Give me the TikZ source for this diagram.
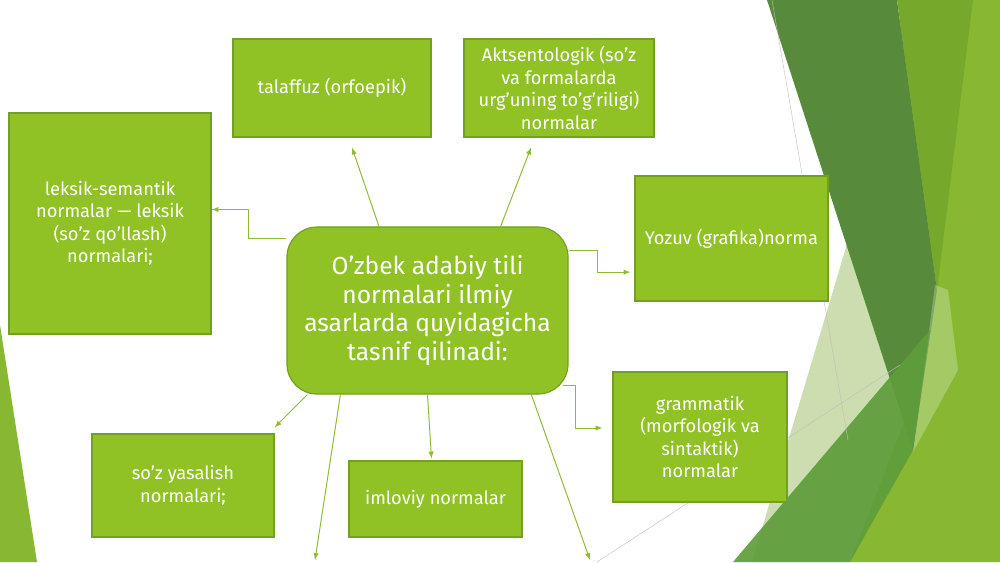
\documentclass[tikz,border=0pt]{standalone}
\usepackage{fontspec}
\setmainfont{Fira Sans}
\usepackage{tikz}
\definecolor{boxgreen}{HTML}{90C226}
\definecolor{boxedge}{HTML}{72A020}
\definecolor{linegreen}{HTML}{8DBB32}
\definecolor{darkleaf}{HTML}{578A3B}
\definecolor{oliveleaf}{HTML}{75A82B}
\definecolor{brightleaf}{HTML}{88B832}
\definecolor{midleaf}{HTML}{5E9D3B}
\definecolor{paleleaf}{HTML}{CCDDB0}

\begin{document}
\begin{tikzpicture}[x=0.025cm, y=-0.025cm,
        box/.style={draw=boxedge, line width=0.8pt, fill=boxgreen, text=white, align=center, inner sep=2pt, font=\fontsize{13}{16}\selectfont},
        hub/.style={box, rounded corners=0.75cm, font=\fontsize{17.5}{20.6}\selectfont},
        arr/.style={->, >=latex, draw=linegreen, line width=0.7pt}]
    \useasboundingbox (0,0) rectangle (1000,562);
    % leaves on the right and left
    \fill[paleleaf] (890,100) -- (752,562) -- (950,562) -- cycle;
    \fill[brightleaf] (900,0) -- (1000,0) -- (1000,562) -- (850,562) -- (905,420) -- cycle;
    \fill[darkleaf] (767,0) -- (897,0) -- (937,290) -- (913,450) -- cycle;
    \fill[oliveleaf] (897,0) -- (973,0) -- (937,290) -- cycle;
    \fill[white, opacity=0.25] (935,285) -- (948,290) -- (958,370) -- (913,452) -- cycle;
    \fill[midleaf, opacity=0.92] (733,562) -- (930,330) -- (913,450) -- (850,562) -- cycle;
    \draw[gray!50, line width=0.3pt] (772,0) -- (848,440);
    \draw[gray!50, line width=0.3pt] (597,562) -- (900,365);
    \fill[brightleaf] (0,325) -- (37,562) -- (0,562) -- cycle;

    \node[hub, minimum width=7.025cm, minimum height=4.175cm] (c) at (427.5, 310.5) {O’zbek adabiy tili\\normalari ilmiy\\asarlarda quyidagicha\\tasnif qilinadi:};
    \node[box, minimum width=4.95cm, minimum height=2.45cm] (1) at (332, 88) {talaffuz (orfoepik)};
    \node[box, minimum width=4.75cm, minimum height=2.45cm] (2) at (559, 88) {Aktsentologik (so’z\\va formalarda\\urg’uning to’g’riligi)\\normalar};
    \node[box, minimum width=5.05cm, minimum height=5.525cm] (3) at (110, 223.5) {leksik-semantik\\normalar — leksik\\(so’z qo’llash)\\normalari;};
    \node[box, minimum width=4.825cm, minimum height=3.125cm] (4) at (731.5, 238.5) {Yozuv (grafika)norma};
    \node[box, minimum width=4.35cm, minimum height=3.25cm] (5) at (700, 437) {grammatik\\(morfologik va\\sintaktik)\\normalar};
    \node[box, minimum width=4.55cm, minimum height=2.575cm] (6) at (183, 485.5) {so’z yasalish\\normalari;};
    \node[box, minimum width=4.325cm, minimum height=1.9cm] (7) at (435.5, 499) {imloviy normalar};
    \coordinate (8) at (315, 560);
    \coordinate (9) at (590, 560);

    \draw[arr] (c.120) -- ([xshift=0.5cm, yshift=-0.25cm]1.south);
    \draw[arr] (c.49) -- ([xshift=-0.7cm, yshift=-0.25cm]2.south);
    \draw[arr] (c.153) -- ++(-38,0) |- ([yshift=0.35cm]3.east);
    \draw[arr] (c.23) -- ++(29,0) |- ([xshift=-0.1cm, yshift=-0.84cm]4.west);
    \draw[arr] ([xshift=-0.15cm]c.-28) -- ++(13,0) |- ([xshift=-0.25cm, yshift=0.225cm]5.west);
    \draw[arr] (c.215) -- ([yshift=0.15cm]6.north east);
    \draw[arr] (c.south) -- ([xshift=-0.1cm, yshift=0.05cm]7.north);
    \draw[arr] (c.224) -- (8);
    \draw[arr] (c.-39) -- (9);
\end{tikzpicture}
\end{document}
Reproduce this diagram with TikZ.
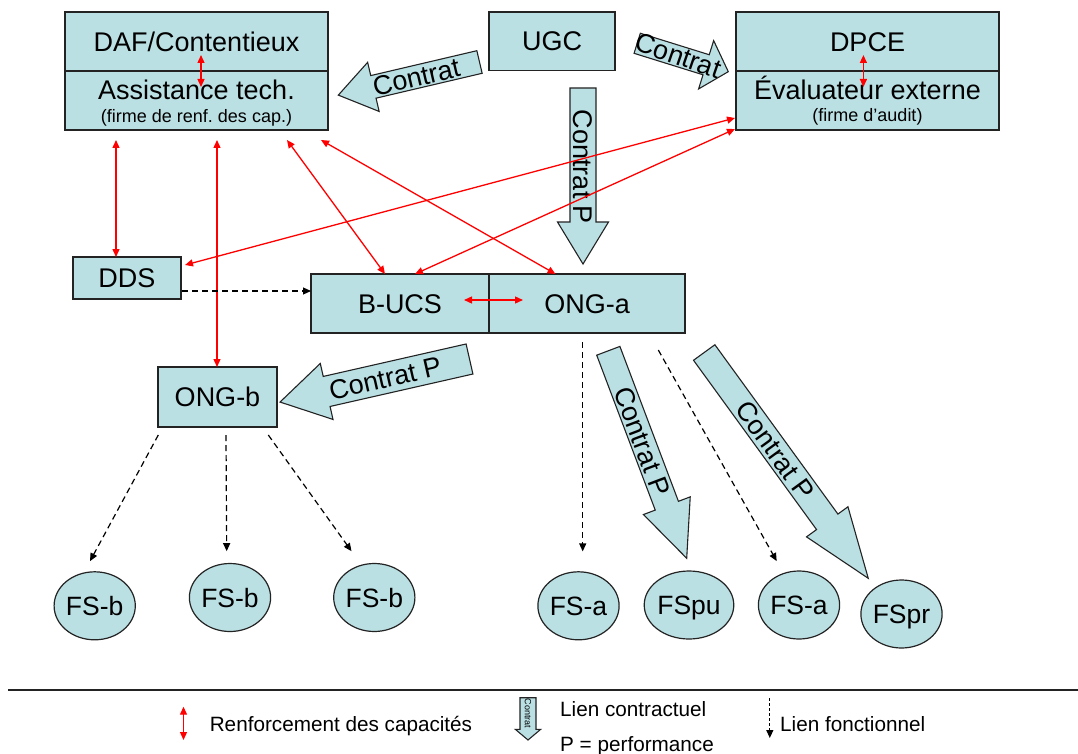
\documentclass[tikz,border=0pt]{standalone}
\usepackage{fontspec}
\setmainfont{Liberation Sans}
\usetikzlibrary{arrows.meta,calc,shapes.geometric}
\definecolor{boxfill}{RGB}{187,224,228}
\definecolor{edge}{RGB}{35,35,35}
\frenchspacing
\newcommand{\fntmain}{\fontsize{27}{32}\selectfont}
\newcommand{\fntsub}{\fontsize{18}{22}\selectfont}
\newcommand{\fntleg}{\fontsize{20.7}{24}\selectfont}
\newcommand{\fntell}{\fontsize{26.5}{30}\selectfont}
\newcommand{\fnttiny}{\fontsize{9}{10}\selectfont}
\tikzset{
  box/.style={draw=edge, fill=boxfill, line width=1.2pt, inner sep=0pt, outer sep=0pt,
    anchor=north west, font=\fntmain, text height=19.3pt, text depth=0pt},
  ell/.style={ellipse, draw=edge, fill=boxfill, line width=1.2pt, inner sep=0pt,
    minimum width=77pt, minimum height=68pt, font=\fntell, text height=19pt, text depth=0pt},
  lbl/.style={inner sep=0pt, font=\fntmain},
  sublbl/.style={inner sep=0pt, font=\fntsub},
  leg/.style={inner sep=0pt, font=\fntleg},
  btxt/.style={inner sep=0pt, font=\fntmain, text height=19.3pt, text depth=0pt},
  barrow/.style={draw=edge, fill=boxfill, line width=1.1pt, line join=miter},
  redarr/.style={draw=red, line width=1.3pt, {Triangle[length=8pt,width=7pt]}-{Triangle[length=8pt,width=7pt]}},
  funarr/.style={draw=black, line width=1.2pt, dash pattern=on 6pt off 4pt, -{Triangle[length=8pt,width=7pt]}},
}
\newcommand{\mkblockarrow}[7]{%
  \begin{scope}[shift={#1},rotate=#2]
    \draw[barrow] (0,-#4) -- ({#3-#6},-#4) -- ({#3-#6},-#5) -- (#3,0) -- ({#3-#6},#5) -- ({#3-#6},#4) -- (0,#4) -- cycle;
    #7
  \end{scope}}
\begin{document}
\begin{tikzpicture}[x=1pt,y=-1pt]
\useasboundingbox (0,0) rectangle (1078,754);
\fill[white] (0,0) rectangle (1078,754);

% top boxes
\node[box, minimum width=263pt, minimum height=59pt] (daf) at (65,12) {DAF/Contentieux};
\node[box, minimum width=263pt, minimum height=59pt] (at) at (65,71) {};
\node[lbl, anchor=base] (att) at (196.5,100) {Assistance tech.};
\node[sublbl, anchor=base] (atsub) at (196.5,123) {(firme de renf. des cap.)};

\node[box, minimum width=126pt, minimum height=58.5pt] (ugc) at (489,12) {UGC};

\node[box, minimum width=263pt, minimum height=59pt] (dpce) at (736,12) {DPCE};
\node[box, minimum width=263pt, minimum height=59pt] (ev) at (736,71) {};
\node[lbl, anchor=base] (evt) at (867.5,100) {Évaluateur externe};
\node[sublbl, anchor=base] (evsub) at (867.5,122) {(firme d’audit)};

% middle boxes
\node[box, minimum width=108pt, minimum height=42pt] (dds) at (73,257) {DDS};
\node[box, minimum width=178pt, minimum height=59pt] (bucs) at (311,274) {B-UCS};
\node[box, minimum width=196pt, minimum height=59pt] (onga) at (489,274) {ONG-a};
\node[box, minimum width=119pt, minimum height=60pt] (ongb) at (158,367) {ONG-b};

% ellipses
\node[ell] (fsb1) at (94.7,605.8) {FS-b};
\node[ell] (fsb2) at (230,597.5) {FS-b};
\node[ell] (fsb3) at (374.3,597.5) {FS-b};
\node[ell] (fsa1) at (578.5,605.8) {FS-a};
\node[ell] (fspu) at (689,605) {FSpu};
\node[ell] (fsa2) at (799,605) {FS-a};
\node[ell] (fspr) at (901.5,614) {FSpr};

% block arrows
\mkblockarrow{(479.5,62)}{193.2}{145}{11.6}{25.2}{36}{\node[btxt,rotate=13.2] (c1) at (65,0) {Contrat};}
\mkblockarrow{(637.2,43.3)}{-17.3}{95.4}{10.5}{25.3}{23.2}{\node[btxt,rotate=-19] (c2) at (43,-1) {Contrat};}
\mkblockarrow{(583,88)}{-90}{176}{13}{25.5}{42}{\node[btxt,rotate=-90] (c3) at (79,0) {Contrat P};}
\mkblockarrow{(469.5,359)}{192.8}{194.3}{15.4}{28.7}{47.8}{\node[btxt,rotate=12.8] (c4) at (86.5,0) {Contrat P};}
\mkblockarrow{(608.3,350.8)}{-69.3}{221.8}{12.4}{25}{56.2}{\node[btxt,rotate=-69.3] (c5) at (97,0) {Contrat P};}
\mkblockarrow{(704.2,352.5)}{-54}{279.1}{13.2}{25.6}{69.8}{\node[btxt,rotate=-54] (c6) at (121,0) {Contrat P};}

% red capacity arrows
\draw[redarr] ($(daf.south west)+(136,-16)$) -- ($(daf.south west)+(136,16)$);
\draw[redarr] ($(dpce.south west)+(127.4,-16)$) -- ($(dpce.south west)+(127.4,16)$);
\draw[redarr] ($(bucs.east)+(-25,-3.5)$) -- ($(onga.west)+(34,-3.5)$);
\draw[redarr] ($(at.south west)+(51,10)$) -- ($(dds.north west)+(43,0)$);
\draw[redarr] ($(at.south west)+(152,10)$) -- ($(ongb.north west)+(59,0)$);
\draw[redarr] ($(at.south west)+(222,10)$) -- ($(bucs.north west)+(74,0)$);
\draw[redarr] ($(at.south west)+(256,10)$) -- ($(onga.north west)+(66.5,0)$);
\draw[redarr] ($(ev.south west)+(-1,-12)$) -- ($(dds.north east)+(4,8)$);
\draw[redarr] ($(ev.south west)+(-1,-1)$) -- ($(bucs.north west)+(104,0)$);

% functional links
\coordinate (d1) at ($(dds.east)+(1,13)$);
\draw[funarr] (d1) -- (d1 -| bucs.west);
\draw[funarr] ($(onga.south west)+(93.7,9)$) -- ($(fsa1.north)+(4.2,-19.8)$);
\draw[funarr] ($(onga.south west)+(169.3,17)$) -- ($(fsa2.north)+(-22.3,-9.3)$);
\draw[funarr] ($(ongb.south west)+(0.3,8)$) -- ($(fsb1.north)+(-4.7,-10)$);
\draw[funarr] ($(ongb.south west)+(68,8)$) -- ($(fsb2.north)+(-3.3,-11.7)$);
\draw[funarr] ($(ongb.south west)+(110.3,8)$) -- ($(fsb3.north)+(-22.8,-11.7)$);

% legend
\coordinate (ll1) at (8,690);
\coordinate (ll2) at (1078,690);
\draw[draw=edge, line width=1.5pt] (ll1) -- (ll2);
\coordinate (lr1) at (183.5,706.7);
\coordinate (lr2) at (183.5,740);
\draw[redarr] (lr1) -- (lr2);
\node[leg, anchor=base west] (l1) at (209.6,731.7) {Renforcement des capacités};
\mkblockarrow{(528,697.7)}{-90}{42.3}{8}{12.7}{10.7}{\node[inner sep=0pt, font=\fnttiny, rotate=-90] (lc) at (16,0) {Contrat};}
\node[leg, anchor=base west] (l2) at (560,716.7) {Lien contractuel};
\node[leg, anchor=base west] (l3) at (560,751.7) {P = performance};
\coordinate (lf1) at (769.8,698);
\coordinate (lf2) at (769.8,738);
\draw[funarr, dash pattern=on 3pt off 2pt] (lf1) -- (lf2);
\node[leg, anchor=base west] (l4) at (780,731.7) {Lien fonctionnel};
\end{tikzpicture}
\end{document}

• • • •

Aim of the task - Without the pictures, return the listing above from its first line through the line that has "(0,562) -- cycle;".

Expected output -
Give me the TikZ source for this diagram.
\documentclass[tikz,border=0pt]{standalone}
\usepackage{fontspec}
\setmainfont{Fira Sans}
\usepackage{tikz}
\definecolor{boxgreen}{HTML}{90C226}
\definecolor{boxedge}{HTML}{72A020}
\definecolor{linegreen}{HTML}{8DBB32}
\definecolor{darkleaf}{HTML}{578A3B}
\definecolor{oliveleaf}{HTML}{75A82B}
\definecolor{brightleaf}{HTML}{88B832}
\definecolor{midleaf}{HTML}{5E9D3B}
\definecolor{paleleaf}{HTML}{CCDDB0}

\begin{document}
\begin{tikzpicture}[x=0.025cm, y=-0.025cm,
        box/.style={draw=boxedge, line width=0.8pt, fill=boxgreen, text=white, align=center, inner sep=2pt, font=\fontsize{13}{16}\selectfont},
        hub/.style={box, rounded corners=0.75cm, font=\fontsize{17.5}{20.6}\selectfont},
        arr/.style={->, >=latex, draw=linegreen, line width=0.7pt}]
    \useasboundingbox (0,0) rectangle (1000,562);
    % leaves on the right and left
    \fill[paleleaf] (890,100) -- (752,562) -- (950,562) -- cycle;
    \fill[brightleaf] (900,0) -- (1000,0) -- (1000,562) -- (850,562) -- (905,420) -- cycle;
    \fill[darkleaf] (767,0) -- (897,0) -- (937,290) -- (913,450) -- cycle;
    \fill[oliveleaf] (897,0) -- (973,0) -- (937,290) -- cycle;
    \fill[white, opacity=0.25] (935,285) -- (948,290) -- (958,370) -- (913,452) -- cycle;
    \fill[midleaf, opacity=0.92] (733,562) -- (930,330) -- (913,450) -- (850,562) -- cycle;
    \draw[gray!50, line width=0.3pt] (772,0) -- (848,440);
    \draw[gray!50, line width=0.3pt] (597,562) -- (900,365);
    \fill[brightleaf] (0,325) -- (37,562) -- (0,562) -- cycle;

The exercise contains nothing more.